By Dan Davis trekkerphoto.com
Holiday snow in store for Vail, Broncos produce lump of Christmas coal, Madoff money in Aspen
December 22, 2008 —
We’re looking at some serious snow accumulations in the Vail Valley the first part of Christmas week, so if you’re hoping Mother Nature will gift wrap some great skiing for the holidays, you may be in luck.
Forecasts call for 2 to 4 inches during the day today (Monday), another 2 to 4 inches overnight and into Tuesday, and then another 4 to 6 during the day Tuesday. That’s means we could be in store for some significant snowfall-la-la-la by Christmas Eve on Wednesday.
An even better holiday gift? Temperatures are on the rise, with highs expected to be in the low 20s the rest of the week. I’ll take it.
On Saturday I got out for Day 8 of my 2008-09 ski season. After dropping my two oldest boys at Vail Devo (our excellent snow sports developmental team run by Vail Ski School), I headed up Chair 6 and tried to jump on Chair 11. It was apparently frozen and not yet running.
So I headed over the Chair 10 (now a new high-speed quad), warming up on a fairly soft Log Chute run on the way (padded by about 6 inches new overnight Friday). When I got on the chairlift I noticed the temp was hovering right around 2 degrees Fahrenheit.
Whatever. I experienced much worse as a kid skiing western Pennsylvania. And I never had anything like Highline – the run below me on Chair 10 – to ease the pain. I explored the trees on skier’s left on Highline, quickly finding that the snow was super soft in places and quite wind-blow, set up and firm in others. Again, beats the ice of Blue Knob in western PA.
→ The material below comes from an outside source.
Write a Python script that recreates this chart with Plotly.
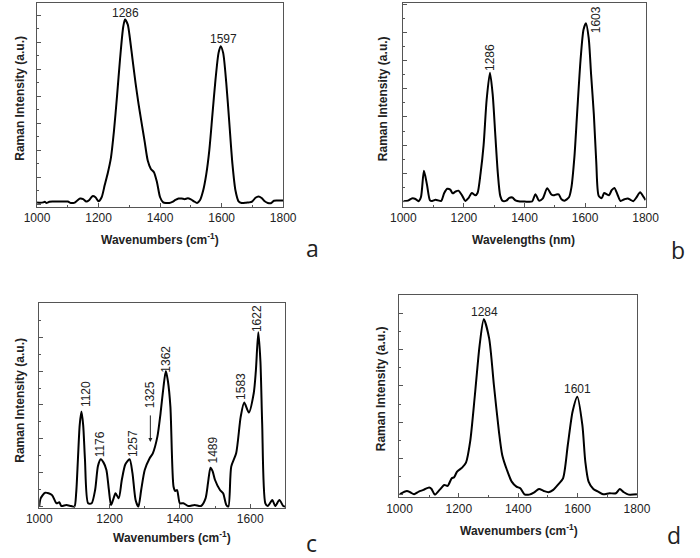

A Whiskey Jack (the run, not a shot to fortify me that early, although it might have been a good call) and another frosty lift ride (Chair 11 had finally thawed out) and I was headed into the trees skier’s right on Wow in Sun Down Bowl.
There the protection of the flora had kept the snow nice and light until I broke into the open and back into the chop. Plus the wind was high and the visibility was low. Back to the front side and some of the best snow on the mountain: Spruce Face and 38, the run named for former President Gerald R. Ford that drops down right onto the Vista Bahn. And I called it a day. My frozen kids had to keep skiing.
So the good news is the snow will keep falling this week but the temps will be rising. A great combo.
Nothing, however, will heat up the Denver Broncos season of woe, especially not a trip to San Diego. Despite leading their division by three games with three to play, the Donkeys found a way to stumble at a frigid Mile High Stadium Sunday and now must play the Chargers in a winner-take-all contest for the playoffs.
The Broncos are a pretty bad – or at best mediocre football team – and one that really doesn’t deserve to be in the playoffs. They may shock us Sunday, winning another game they’re not supposed to while kicking away the easy ones, but I seriously doubt it.
And if they do win it’s for the right to get stomped in the first round by the likes of the Indianapolis Colts (for their third time in the playoffs this decade). No thanks, I’m skiing on Sunday.
Of course, things could be worse for our local sports franchises. Word is the owners of the New York Mets were caught up in Bernard Madoff’s alleged massive Ponzi scheme, and, according to the Aspen papers, a lot of people in Colorado ski country also may have been victimized.
The ripple effects of Madoff’s massive alleged fraud in which up to $50 billion of investors’ assets have disappeared are reaching all the way to Aspen, where Glitter Gulch’s large and wealthy Jewish community is reeling from the news. I’m betting there are some victims with Vail Valley ties as well.
According to the Aspen Times, many members of Aspen’s three Jewish congregations were victims of Madoff’s massive alleged fraud, which could have major implications for the ski town’s already reeling real estate industry.
While Aspen’s alleged victims were understandably tight-lipped and embarrassed about being caught up in Madoff’s web, according to the Times, it’s apparent that some big names are likely to surface as more details become available.
The paper reported real estate and media mogul Mortimer Zuckerman — owner the New York Daily News and the U.S. World & News Report — sold his Red Mountain home near Aspen for $9 million a month ago and may be one of Madoff’s victims.
A charitable trust controlled by Zuckerman may have been drained by the scheme.
“I never knew Mr. Madoff, never heard of him, and then last Friday I get the notice that the entire fund has been lost because of Mr. Madoff’s activities,” Zuckerman told Business Week earlier this week. “So, obviously, it’s going to affect the ability of this [charity] to do more things. Thirty million is a lot of money that I intended to spend for the welfare of others.”